At nine grant-funded commercial truck violation enforcement projects since 2001, conducted jointly by state police and town police, police issued 169 tickets for a total of $96,906 in violations, Sgt Vanghele said. In one case, a trucker with an especially faulty truck received a ticket for $2,750 in fines, he said.

At three grant-funded passenger vehicle enforcement projects conducted jointly by the state Department of Motor Vehicles and the town in 2002, police issued 123 violations, resulting in $6,186 in fines, he added.

 

Equipment Purchases

Besides special law enforcement projects , police use grant money to buy equipment, Sgt Vanghele said.

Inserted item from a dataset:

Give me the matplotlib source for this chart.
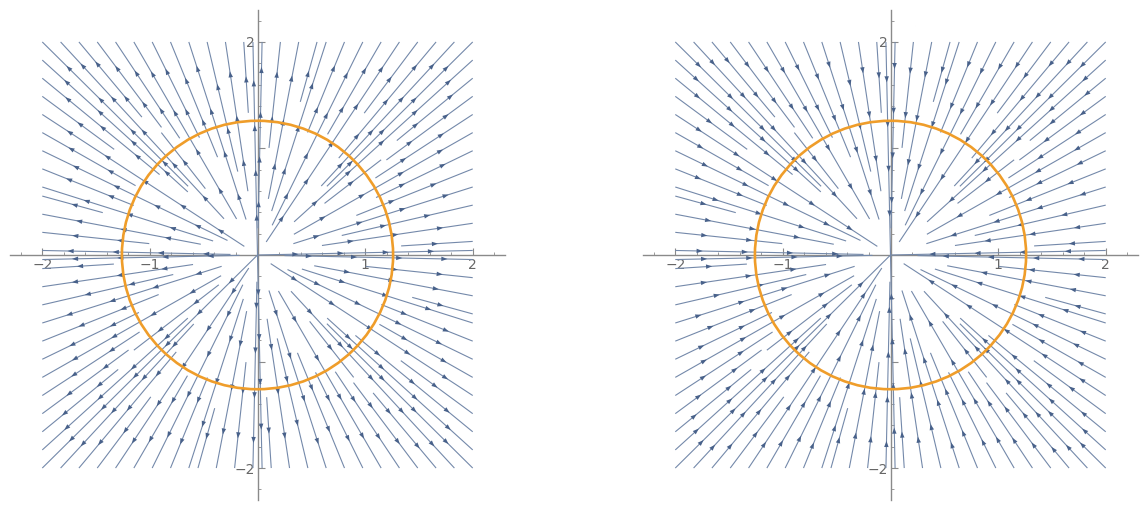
import numpy as np
import matplotlib.pyplot as plt
from matplotlib.patches import Circle, FancyArrowPatch
from matplotlib.ticker import MultipleLocator, FixedLocator

# Field directions: +1 -> outward source, -1 -> inward sink
directions = [1, -1]
circle_radius = 1.26
major_ticks = [-2, -1, 1, 2]
x_tick_labels = ["\u22122", "\u22121", "1", "2"]
y_tick_labels = ["\u22122", "", "", "2"]

STREAM = "#7489aa"
HEAD = "#48618a"
ORANGE = "#ef9d2a"
AXIS = "#8a8a8a"
ARROW_GAP = 0.42

fig = plt.figure(figsize=(11.43, 5.07), dpi=100)
boxes = [[10 / 1143, 7 / 507, 495 / 1143, 490 / 507],
         [643 / 1143, 7 / 507, 495 / 1143, 490 / 507]]

grid = np.linspace(-2, 2, 101)
X, Y = np.meshgrid(grid, grid)


def streamlines_from(segments):
    """Return whole streamlines, joining two-point pieces when needed."""
    segs = [np.asarray(s) for s in segments]
    if segs and max(len(s) for s in segs) > 2:
        return segs
    lines, current = [], None
    for seg in segs:
        if current is not None and np.allclose(current[-1], seg[0]):
            current.append(seg[1])
        else:
            if current is not None:
                lines.append(np.array(current))
            current = [seg[0], seg[1]]
    if current is not None:
        lines.append(np.array(current))
    return lines


for box, sgn in zip(boxes, directions):
    ax = fig.add_axes(box)
    U = sgn * X
    V = sgn * Y
    sp = ax.streamplot(X, Y, U, V, density=1.6, color=STREAM, linewidth=0.8,
                       arrowsize=0, minlength=0.14, zorder=3)

    # arrowheads spaced evenly along each streamline
    for line in streamlines_from(sp.lines.get_segments()):
        d = np.hypot(np.diff(line[:, 0]), np.diff(line[:, 1]))
        s = np.concatenate([[0], np.cumsum(d)])
        total = s[-1]
        if total < 0.15:
            continue
        n = max(1, int(total / ARROW_GAP))
        offset = (total - (n - 1) * ARROW_GAP) / 2
        for k in range(n):
            sk = offset + k * ARROW_GAP
            px = np.interp(sk, s, line[:, 0])
            py = np.interp(sk, s, line[:, 1])
            r = np.hypot(px, py)
            if r < 1e-3:
                continue
            ux, uy = sgn * px / r, sgn * py / r
            arr = FancyArrowPatch((px - ux * 0.01, py - uy * 0.01),
                                  (px + ux * 0.01, py + uy * 0.01),
                                  arrowstyle="-|>,head_length=0.55,head_width=0.2",
                                  mutation_scale=8,
                                  color=HEAD, lw=0, zorder=3.5)
            ax.add_patch(arr)

    ax.add_patch(Circle((0, 0), circle_radius, fill=False, color=ORANGE,
                        lw=1.9, zorder=4))
    ax.set_xlim(-2.3, 2.3)
    ax.set_ylim(-2.3, 2.3)
    for s in ("top", "right"):
        ax.spines[s].set_visible(False)
    for s in ("left", "bottom"):
        ax.spines[s].set_position("zero")
        ax.spines[s].set_color(AXIS)
        ax.spines[s].set_linewidth(1.0)
        ax.spines[s].set_zorder(1)
    ax.xaxis.set_major_locator(FixedLocator(major_ticks))
    ax.yaxis.set_major_locator(FixedLocator(major_ticks))
    ax.xaxis.set_minor_locator(MultipleLocator(0.2))
    ax.yaxis.set_minor_locator(MultipleLocator(0.2))
    ax.set_xticklabels(x_tick_labels)
    ax.set_yticklabels(y_tick_labels)
    ax.tick_params(axis="both", which="both", direction="in", colors=AXIS,
                   labelcolor="#666666", labelsize=10, pad=2)
    ax.tick_params(which="major", length=5, width=0.8)
    ax.tick_params(which="minor", length=2.5, width=0.6)
    ax.patch.set_alpha(0)

fig.savefig("out.png", dpi=100, facecolor="white")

Purchases have included a speed display board, a mobile video recording system, a measuring wheel, radar units, sobriety checkpoint signs, strobe lights, an intoximeter, computers, a speed display trailer, flashlights, a spotlight, a fully-equipped police car for DUI enforcement, high-visibility safety vests, and tint meters. Police use tint meters to measure whether auto windshields are tinted darker than the law allows.

Police also have received grants that partially cover the salaries of new police officers for a specified time, in order to increase the police department’s roster. The police department now has 43 officers.

Sgt Vanghele lists “attention to detail” as an important aspect of successful grant applications, displaying two tall stacks of file folders, representing the paperwork that is involved in obtaining grant money.

“You try to be [accurate] to the penny,” he said of the need for precision in filling out grant application forms.

“I hate to think there’s [grant], money out there that I’m not getting,” he said.

A long-term police goal is acquiring grant money to be used toward building a new police station, the sergeant said.

A new police station with improved facilities is needed to better serve the needs of a growing community, he said.